Linh is a student at Harvard Law School.

On Tuesday, New York City’s comptroller announced during a Department of Labor event that a new international investor network has been established to call on companies to uphold workers’ rights. The network consists of investment service providers, asset managers and owners, whose initial goal is to develop more research supporting the thesis that respecting workers’ rights is a wise decision for investors in the long-run. The network also consists of some international members, such as the Swedish insurance company Folksam and UK’s Local Authority Pension Fund Forum.

Workers at an Amazon Kentucky facility, its largest air hub in the world, filed a charge with the NLRB last week alleging that Amazon has been retaliating against them for trying to collect union authorization cards. Among other disciplinary actions, Amazon ordered workers to tear down a pro-union display outside the facility and threatened to terminate a dozen employees who had refused to follow the order. Workers provided audio and video recordings to Bloomberg Law, documenting manager’s warnings and workers’ resistance, citing free speech rights under federal labor law. This clash between management and pro-union workers at Amazon’s major facility is revitalizing the clash between the labor movement and the world’s largest e-commerce corporation, who spent more than $14.2m on union avoidance consultants in 2022 alone.
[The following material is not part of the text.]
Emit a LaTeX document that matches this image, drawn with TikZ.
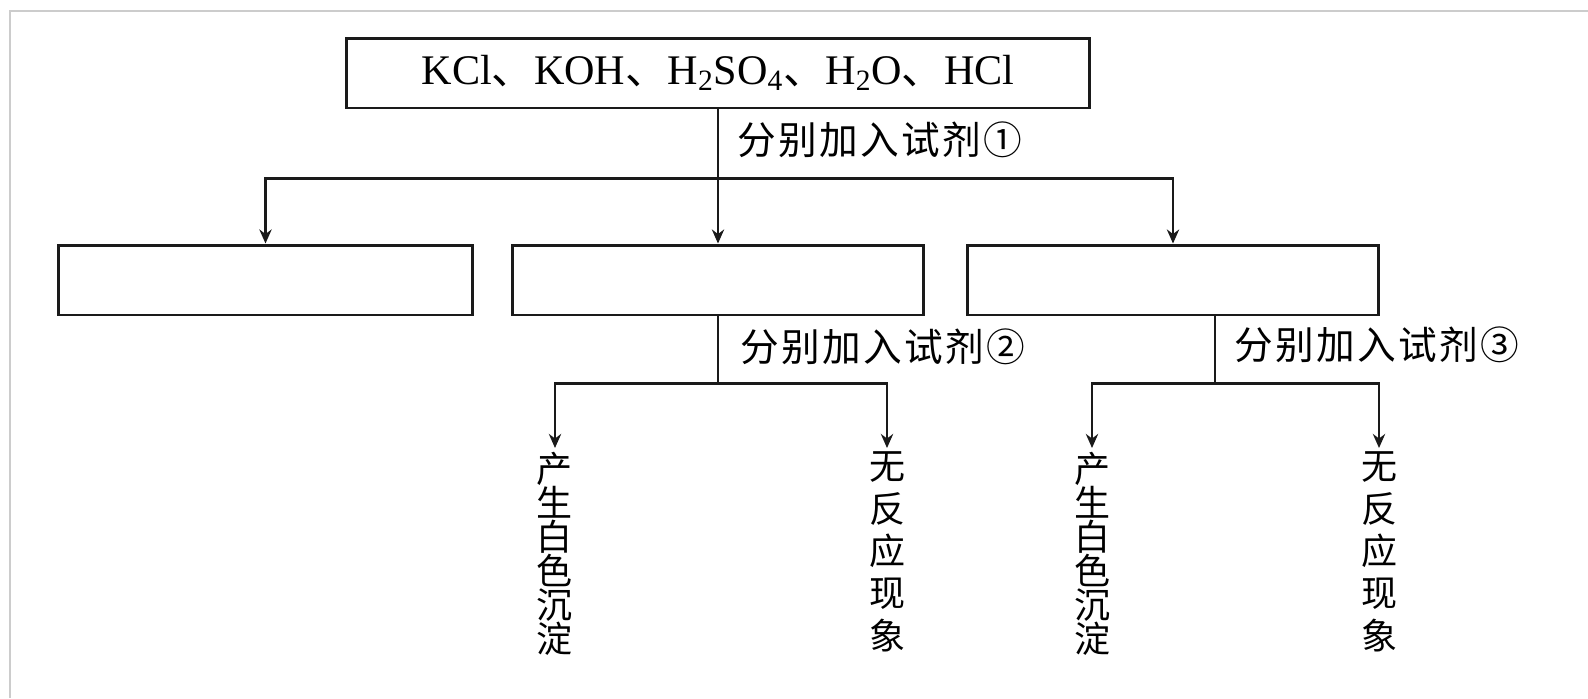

In international labor news, labor unions in the Czech Republic staged a day of protests and strikes on Monday to voice opposition to the government’s budget cut package aimed at addressing the national deficit. The newly approved package includes higher taxes on certain consumer products, higher corporate taxes, and cuts to the pension budget. In addition to protesting the new financial measures, protestors also marched to demand more funding for the education and healthcare systems nationwide. In response to the protest, Prime Minister Petr Fiala, head of the new government, defended that the budget cuts were “absolutely necessary” to address the country’s deficit.